» Required task:
Transcribe the material exactly. Images do not belong in the copy.

» Data:
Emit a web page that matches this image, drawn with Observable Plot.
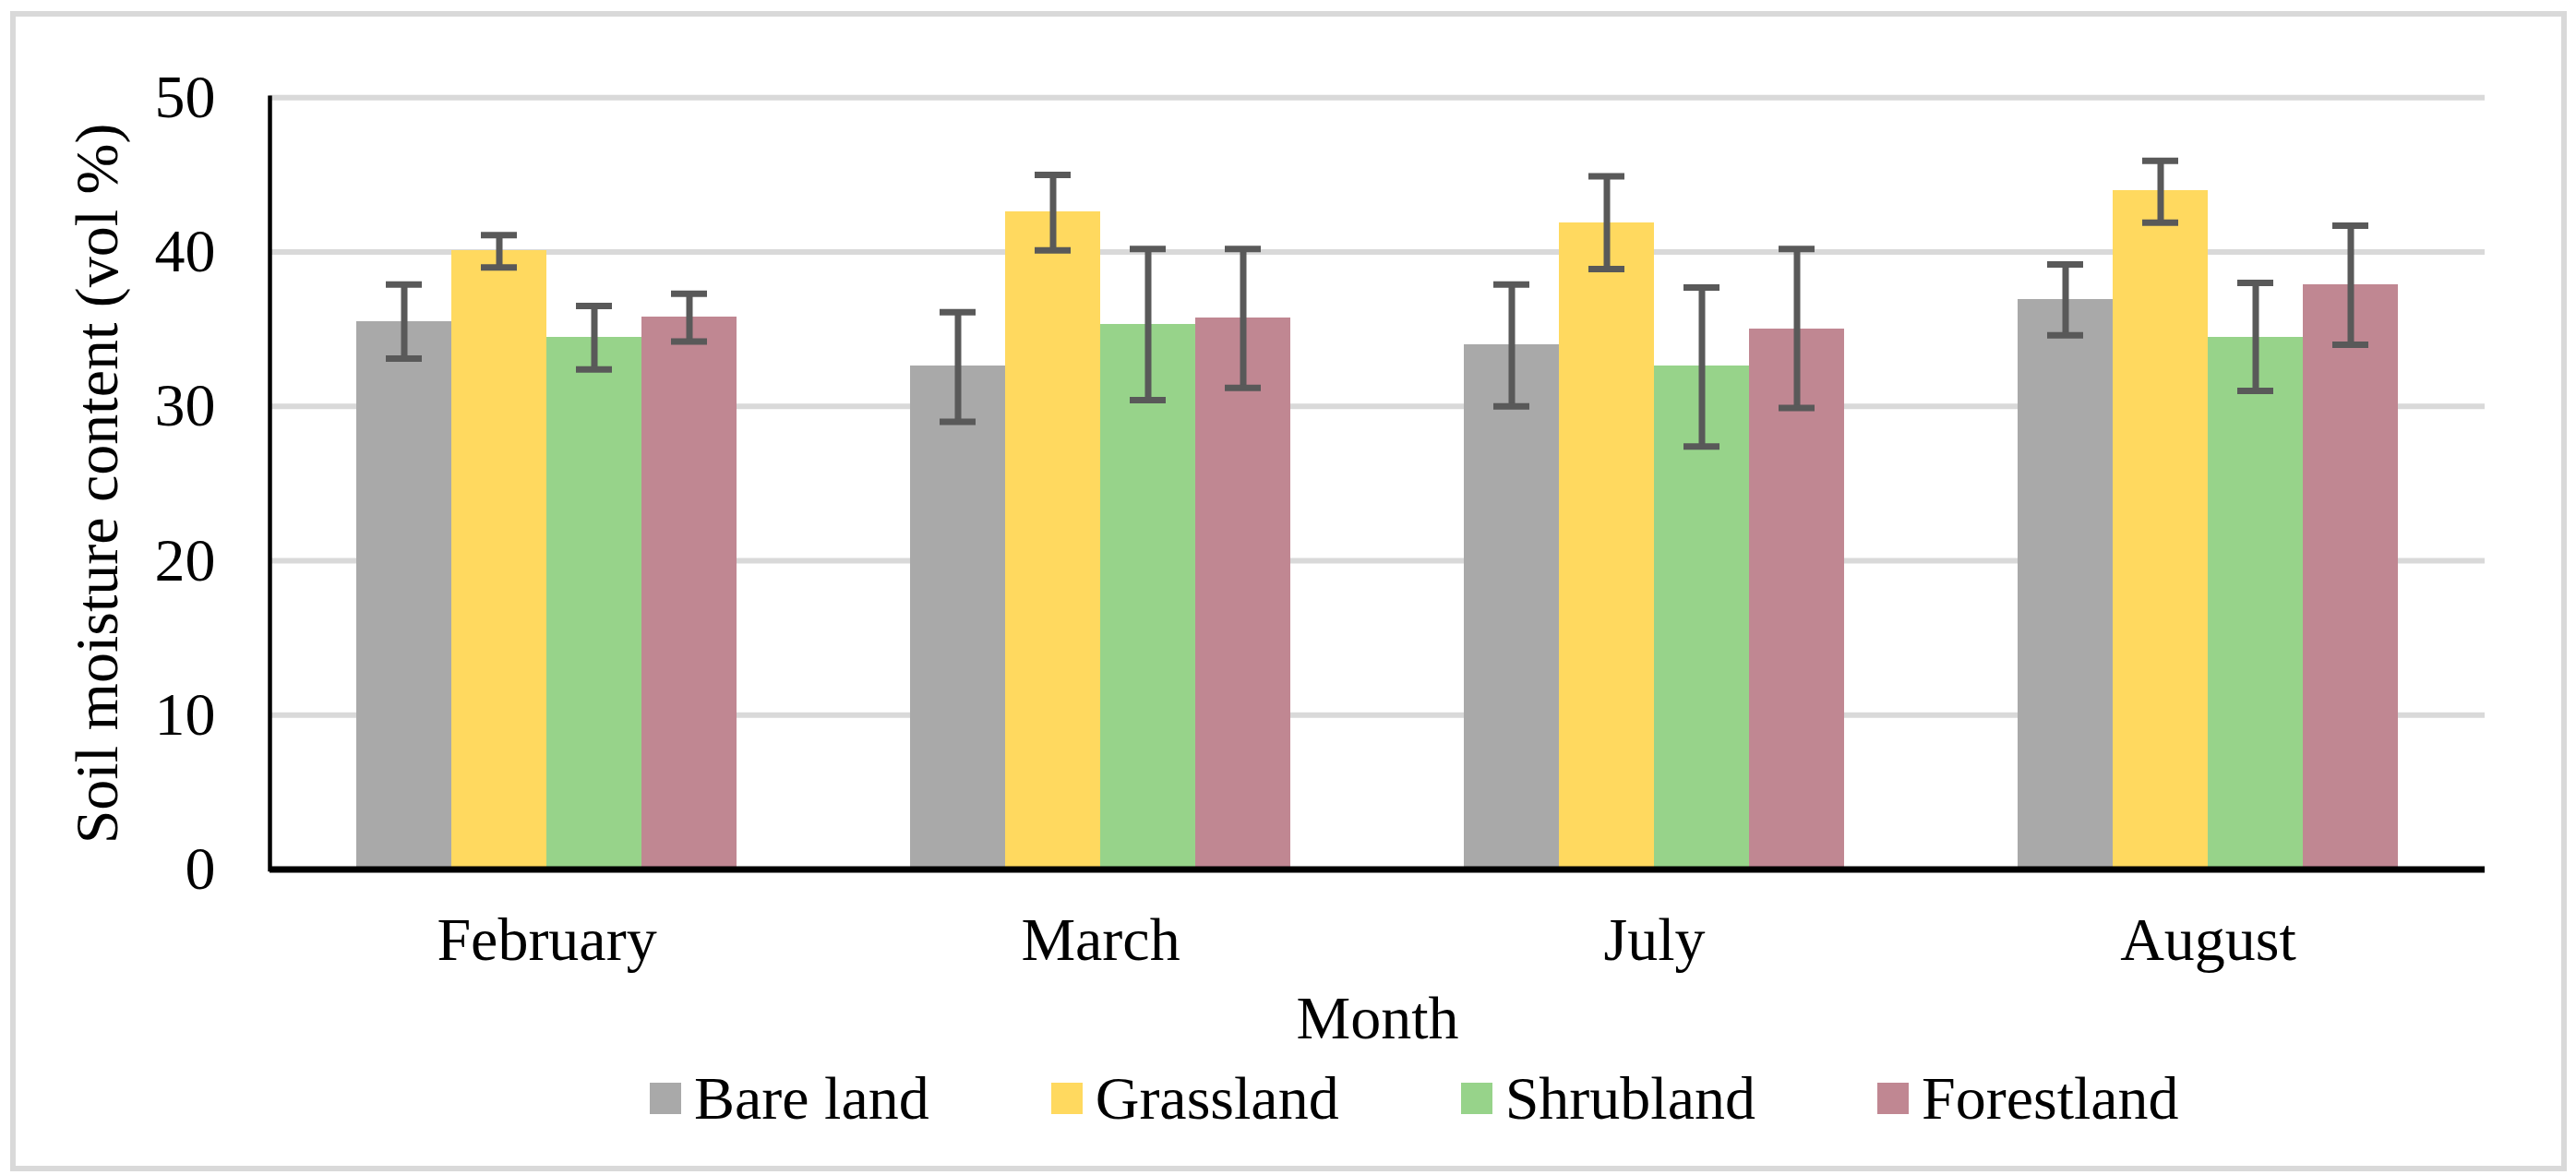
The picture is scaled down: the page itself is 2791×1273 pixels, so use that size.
<!DOCTYPE html>
<html>
<head>
<meta charset="utf-8">
<script src="https://cdn.jsdelivr.net/npm/d3@7"></script>
<script src="https://cdn.jsdelivr.net/npm/@observablehq/plot@0.6"></script>
<style>
html, body { margin: 0; padding: 0; background: #fff; }
#wrap { position: relative; width: 2791px; height: 1273px; overflow: hidden; font-family: "Liberation Serif", "Times New Roman", serif; }
#chart { position: absolute; left: 0; top: 0; }
#border { position: absolute; left: 11px; top: 12px; width: 2770px; height: 1257px; border: 6px solid #d9d9d9; box-sizing: border-box; pointer-events: none; }
#legend { position: absolute; left: 704px; top: 1157px; display: flex; align-items: center; font-size: 66px; line-height: 66px; color: #000; white-space: nowrap; }
#legend .item { display: flex; align-items: center; margin-right: 132px; }
#legend .sw { width: 34px; height: 34px; margin-right: 14px; }
</style>
</head>
<body>
<div id="wrap">
  <div id="chart"></div>
  <div id="legend"></div>
  <div id="border"></div>
</div>
<script>
// ---- data ----
const months = ["February", "March", "July", "August"];
const lands = ["Bare land", "Grassland", "Shrubland", "Forestland"];
const colors = ["#A9A9A9", "#FFD95F", "#97D38A", "#C08792"];
const yTicks = [0, 10, 20, 30, 40, 50];

// means per land type (Feb, Mar, Jul, Aug)
const meanBare   = [35.5, 32.6, 34.0, 36.9];
const meanGrass  = [40.1, 42.6, 41.9, 44.0];
const meanShrub  = [34.5, 35.3, 32.6, 34.5];
const meanForest = [35.8, 35.7, 35.0, 37.9];

// error bar lower ends
const lowBare   = [33.1, 29.0, 30.0, 34.6];
const lowGrass  = [39.0, 40.1, 38.9, 41.9];
const lowShrub  = [32.4, 30.4, 27.4, 31.0];
const lowForest = [34.2, 31.2, 29.9, 34.0];

// error bar upper ends
const highBare   = [37.9, 36.1, 37.9, 39.2];
const highGrass  = [41.1, 45.0, 44.9, 45.9];
const highShrub  = [36.5, 40.2, 37.7, 38.0];
const highForest = [37.3, 40.2, 40.2, 41.7];

const means = [meanBare, meanGrass, meanShrub, meanForest];
const lows = [lowBare, lowGrass, lowShrub, lowForest];
const highs = [highBare, highGrass, highShrub, highForest];

const rows = [];
months.forEach((m, i) => {
  lands.forEach((l, j) => {
    rows.push({month: m, land: l, mean: means[j][i], low: lows[j][i], high: highs[j][i]});
  });
});

const errColor = "#595959";

const chart = Plot.plot({
  width: 2791,
  height: 1273,
  marginLeft: 290,
  marginRight: 97.5,
  marginTop: 105.3,
  marginBottom: 331.5,
  style: {fontFamily: "Liberation Serif, Times New Roman, serif", fontSize: "66px", color: "#000", background: "transparent"},
  fx: {domain: months, padding: 0},
  x: {domain: lands, paddingInner: 0, paddingOuter: 0.909, axis: null},
  y: {domain: [0, 50]},
  color: {domain: lands, range: colors},
  marks: [
    Plot.ruleY(yTicks.filter(d => d > 0), {stroke: "#d9d9d9", strokeWidth: 6}),
    Plot.barY(rows, {fx: "month", x: "land", y: "mean", fill: "land", shapeRendering: "crispEdges"}),
    Plot.ruleX(rows, {fx: "month", x: "land", y1: "low", y2: "high", stroke: errColor, strokeWidth: 7}),
    Plot.tickY(rows, {fx: "month", x: "land", y: "low", stroke: errColor, strokeWidth: 7, insetLeft: 32, insetRight: 32}),
    Plot.tickY(rows, {fx: "month", x: "land", y: "high", stroke: errColor, strokeWidth: 7, insetLeft: 32, insetRight: 32}),
    Plot.ruleY([0], {stroke: "#000", strokeWidth: 7}),
    Plot.frame({anchor: "left", facetAnchor: "left", stroke: "#000", strokeWidth: 4.5}),
    Plot.axisY({ticks: yTicks, tickSize: 0, tickPadding: 59, label: "Soil moisture content (vol %)", labelAnchor: "center", labelOffset: 212, labelArrow: "none"}),
    Plot.axisFx({anchor: "bottom", tickSize: 0, tickPadding: 51.6, label: "Month", labelAnchor: "center", labelOffset: 182.6, labelArrow: "none"})
  ]
});
document.getElementById("chart").appendChild(chart);

// legend
const legend = document.getElementById("legend");
lands.forEach((l, j) => {
  const item = document.createElement("div");
  item.className = "item";
  const sw = document.createElement("div");
  sw.className = "sw";
  sw.style.background = colors[j];
  const tx = document.createElement("span");
  tx.textContent = l;
  item.appendChild(sw);
  item.appendChild(tx);
  legend.appendChild(item);
});
</script>
</body>
</html>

» Full answer:
Emit a web page that matches this image, drawn with Observable Plot.
The picture is scaled down: the page itself is 2791×1273 pixels, so use that size.
<!DOCTYPE html>
<html>
<head>
<meta charset="utf-8">
<script src="https://cdn.jsdelivr.net/npm/d3@7"></script>
<script src="https://cdn.jsdelivr.net/npm/@observablehq/plot@0.6"></script>
<style>
html, body { margin: 0; padding: 0; background: #fff; }
#wrap { position: relative; width: 2791px; height: 1273px; overflow: hidden; font-family: "Liberation Serif", "Times New Roman", serif; }
#chart { position: absolute; left: 0; top: 0; }
#border { position: absolute; left: 11px; top: 12px; width: 2770px; height: 1257px; border: 6px solid #d9d9d9; box-sizing: border-box; pointer-events: none; }
#legend { position: absolute; left: 704px; top: 1157px; display: flex; align-items: center; font-size: 66px; line-height: 66px; color: #000; white-space: nowrap; }
#legend .item { display: flex; align-items: center; margin-right: 132px; }
#legend .sw { width: 34px; height: 34px; margin-right: 14px; }
</style>
</head>
<body>
<div id="wrap">
  <div id="chart"></div>
  <div id="legend"></div>
  <div id="border"></div>
</div>
<script>
// ---- data ----
const months = ["February", "March", "July", "August"];
const lands = ["Bare land", "Grassland", "Shrubland", "Forestland"];
const colors = ["#A9A9A9", "#FFD95F", "#97D38A", "#C08792"];
const yTicks = [0, 10, 20, 30, 40, 50];

// means per land type (Feb, Mar, Jul, Aug)
const meanBare   = [35.5, 32.6, 34.0, 36.9];
const meanGrass  = [40.1, 42.6, 41.9, 44.0];
const meanShrub  = [34.5, 35.3, 32.6, 34.5];
const meanForest = [35.8, 35.7, 35.0, 37.9];

// error bar lower ends
const lowBare   = [33.1, 29.0, 30.0, 34.6];
const lowGrass  = [39.0, 40.1, 38.9, 41.9];
const lowShrub  = [32.4, 30.4, 27.4, 31.0];
const lowForest = [34.2, 31.2, 29.9, 34.0];

// error bar upper ends
const highBare   = [37.9, 36.1, 37.9, 39.2];
const highGrass  = [41.1, 45.0, 44.9, 45.9];
const highShrub  = [36.5, 40.2, 37.7, 38.0];
const highForest = [37.3, 40.2, 40.2, 41.7];

const means = [meanBare, meanGrass, meanShrub, meanForest];
const lows = [lowBare, lowGrass, lowShrub, lowForest];
const highs = [highBare, highGrass, highShrub, highForest];

const rows = [];
months.forEach((m, i) => {
  lands.forEach((l, j) => {
    rows.push({month: m, land: l, mean: means[j][i], low: lows[j][i], high: highs[j][i]});
  });
});

const errColor = "#595959";

const chart = Plot.plot({
  width: 2791,
  height: 1273,
  marginLeft: 290,
  marginRight: 97.5,
  marginTop: 105.3,
  marginBottom: 331.5,
  style: {fontFamily: "Liberation Serif, Times New Roman, serif", fontSize: "66px", color: "#000", background: "transparent"},
  fx: {domain: months, padding: 0},
  x: {domain: lands, paddingInner: 0, paddingOuter: 0.909, axis: null},
  y: {domain: [0, 50]},
  color: {domain: lands, range: colors},
  marks: [
    Plot.ruleY(yTicks.filter(d => d > 0), {stroke: "#d9d9d9", strokeWidth: 6}),
    Plot.barY(rows, {fx: "month", x: "land", y: "mean", fill: "land", shapeRendering: "crispEdges"}),
    Plot.ruleX(rows, {fx: "month", x: "land", y1: "low", y2: "high", stroke: errColor, strokeWidth: 7}),
    Plot.tickY(rows, {fx: "month", x: "land", y: "low", stroke: errColor, strokeWidth: 7, insetLeft: 32, insetRight: 32}),
    Plot.tickY(rows, {fx: "month", x: "land", y: "high", stroke: errColor, strokeWidth: 7, insetLeft: 32, insetRight: 32}),
    Plot.ruleY([0], {stroke: "#000", strokeWidth: 7}),
    Plot.frame({anchor: "left", facetAnchor: "left", stroke: "#000", strokeWidth: 4.5}),
    Plot.axisY({ticks: yTicks, tickSize: 0, tickPadding: 59, label: "Soil moisture content (vol %)", labelAnchor: "center", labelOffset: 212, labelArrow: "none"}),
    Plot.axisFx({anchor: "bottom", tickSize: 0, tickPadding: 51.6, label: "Month", labelAnchor: "center", labelOffset: 182.6, labelArrow: "none"})
  ]
});
document.getElementById("chart").appendChild(chart);

// legend
const legend = document.getElementById("legend");
lands.forEach((l, j) => {
  const item = document.createElement("div");
  item.className = "item";
  const sw = document.createElement("div");
  sw.className = "sw";
  sw.style.background = colors[j];
  const tx = document.createElement("span");
  tx.textContent = l;
  item.appendChild(sw);
  item.appendChild(tx);
  legend.appendChild(item);
});
</script>
</body>
</html>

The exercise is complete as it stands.